Ms Porter talked about renewal in her 10-minute speech. It is interesting that there is no city centre because this government has consistently avoided it for the last 14 years. How will we have a cultural and social identity for our city? The best way to get that is to work on the CBD. So frustrated was the business community with this government they set up their own body—Canberra CBD Ltd—to do the work that the government failed to do.

This motion is a sad indictment of the last 13 years. It is a sad indictment of Mr Corbell’s two terms as planning minister, the only minister to lose the portfolio twice. It is a sad indictment of Mr Barr’s years as planning minister and Treasurer, and it is a condemnation of the Stanhope and Gallagher failed years because they failed to arrest urban sprawl.

There is Mr Corbell preaching like the prophet. But it is interesting that Charles Landry, the author of The art of city making, is an individual recognised around the world for how to make cities work. He talks about urban sprawl. He says on page 25 of his book, “Cityness sprawls into every crevice of what was once nature.”

What does he have as a picture to illustrate that? It is the CBD of Canberra. This was written when Mr Corbell was the planning minister. Mr Corbell is the architect of our woes because he did not do this job properly. There is no point saying that capital metro will fix this, because it will not.

Imagine somebody saying, “Yes, I am going to get a plane to the Canberra international airport so I can get on the tram to Gungahlin,” as opposed to a group of individuals who say, “We are taking the plane to Canberra international airport so that we can attend a conference in the Australia forum.” I know which one is more likely. I know which one brings greater economic benefit to the city, creates more jobs in the long term and adds to the identity and the prestige of our city.

It is interesting that the motion talks about the cultural, economic and social identity of our city. You only need to look at the cultural identity of our city to see that we have got an arts minister who released an arts framework two years ago and nothing has happened with it. Not a thing. Now we are reviewing it. They could not tell us last year who was doing the review or how the review was happening. Everybody was in the dark until we prodded the minister into some action. But when quizzed about the outcomes of the arts framework, she could not detail a single outcome.

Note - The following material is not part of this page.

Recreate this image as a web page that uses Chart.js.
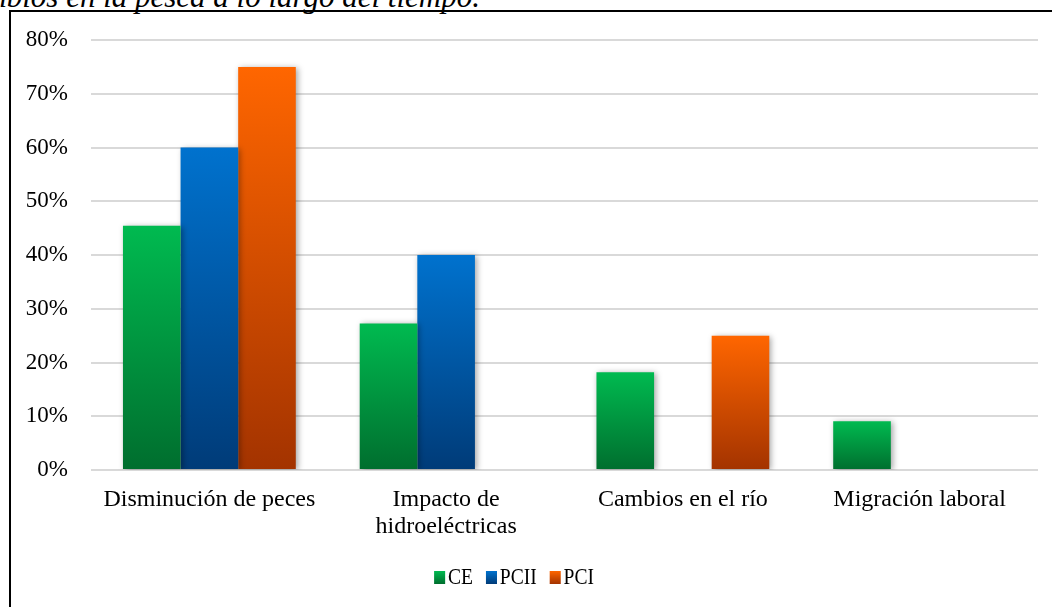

We talk about economic identity. The economic identity of this city is that it is hard to do business with this government. They are not interested in densification because they simply wish to tax it. It is this dichotomy that we have here: this is a government that run a land-based economy and they balance their budget with sales of land—“Oh, we are short of cash; let’s sell another block of land”—without taking into regard what are the higher order uses of the land. It is a case of “Let’s just flog another block and get the bucks.” The problem is that they say they are interested in density but then they put a tax on density.